Y en el silencio de mi habitación, me viene a la memoria un poema, que gracias al anhelo constante de mi madre por transmitirnos el amor por los sacerdotes, nunca lo he olvidado. Dice así:
Soy un granito de trigo
Que maduró a tu calor
Y viene a morir contigo
En el surco del Amor.
Pequeño grano escondido...
Quiere morir...¡y brotar!...
Para dejar florecido
De Sacerdotes , tu Altar.
Que sean Cristos pacientes
Hasta el Calvario y la Cruz...
Y puras hostias ardientes...
Blancas...blancas...¡fuego y luz!
...Que sean riego fecundo
De paz...de amor...de perdón...;
Que sean ...la Sal del mundo...
Que sean ...¡Tu Corazón!
Por este motivo, además de aprovechar este año para rezar por la fidelidad de los sacerdotes, ¿Qué tal si la aprovechamos también para dar las gracias a todas esas madres, siempre en la sombra, que como María Santísima, Madre de Jesucristo, Sumo y Eterno sacerdote, han sido predestinadas desde la eternidad para vivir el privilegio de un servicio exigente de hacer «crecer en edad, sabiduría y gracia» a sus hijos para ser sal de la tierra y luz del mundo en el ejercicio del ministerio sacerdotal?

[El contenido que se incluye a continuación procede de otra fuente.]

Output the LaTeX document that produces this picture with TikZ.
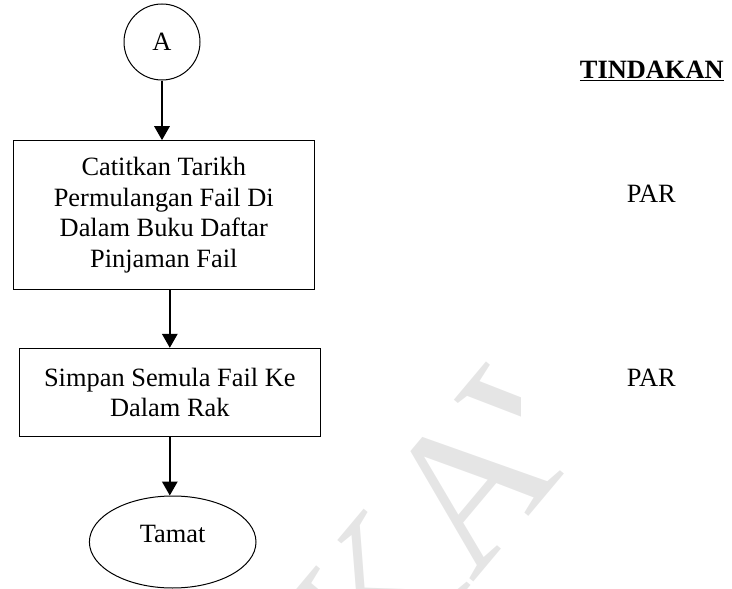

Nos lo recordó Juan Pablo II en su Carta a las mujeres: María, «poniéndose al servicio de Dios, ha estado también al servicio de los hombres: un servicio de amor. Precisamente este servicio le ha permitido realizar en su vida la experiencia de un misterioso, pero auténtico « reinar ». No es por casualidad que se la invoca como « Reina del cielo y de la tierra ». Con este título la invoca toda la comunidad de los creyentes, la invocan como « Reina » muchos pueblos y naciones. ¡Su «reinar» es servir! ¡Su servir es «reinar»!
Sin querer menospreciar la labor de muchos padres, que como San José cuidan y protegen a sus hijos, los fieles de la Iglesia tenemos para con las madres de los sacerdotes una deuda de gratitud de por vida.
Todo elogio es poco para con ellas.
Estoy convencida que este año también podemos planteárnoslo, ¿porqué no?, como el Año Santo de las Madres de los sacerdotes. Solo ellas, que sembraron de modo exquisito la semilla de la fe en los tiernos corazones de sus hijos , y que abonaron la tierra de sus hogares con su amor maternal, su cariño ,sus cuidados, su piedad, su ejemplaridad, su alegría, su paciencia, su entrega, su gratitud, su servicio, su perdón, su compañía, protección ...en definitiva , su humanidad ; han sido capaces de crear el ambiente humano y sobrenatural adecuado para favorecer la fidelidad de estos jóvenes dispuestos a ser sal de la tierra y luz del mundo en el ejercicio del ministerio sacerdotal.
Dice el sabio refranero español que «es de buen nacido ser agradecido». Pues bien, no podemos olvidarnos que alabar y agradecer a las madres es alabar y agradecer a los hijos. Y al contrario. Alabar y agradecer a los hijos es alabar y agradecer a sus madres.
Más aún, utilizando las mismas palabras de Juan Pablo II podemos decir: «Te doy gracias, mujer-madre, que te conviertes en seno del ser humano con la alegría y los dolores de parto de una experiencia única, la cual te hace sonrisa de Dios para el niño que viene a la luz y te hace guía de sus primeros pasos, apoyo de su crecimiento, punto de referencia en el posterior camino de la vida».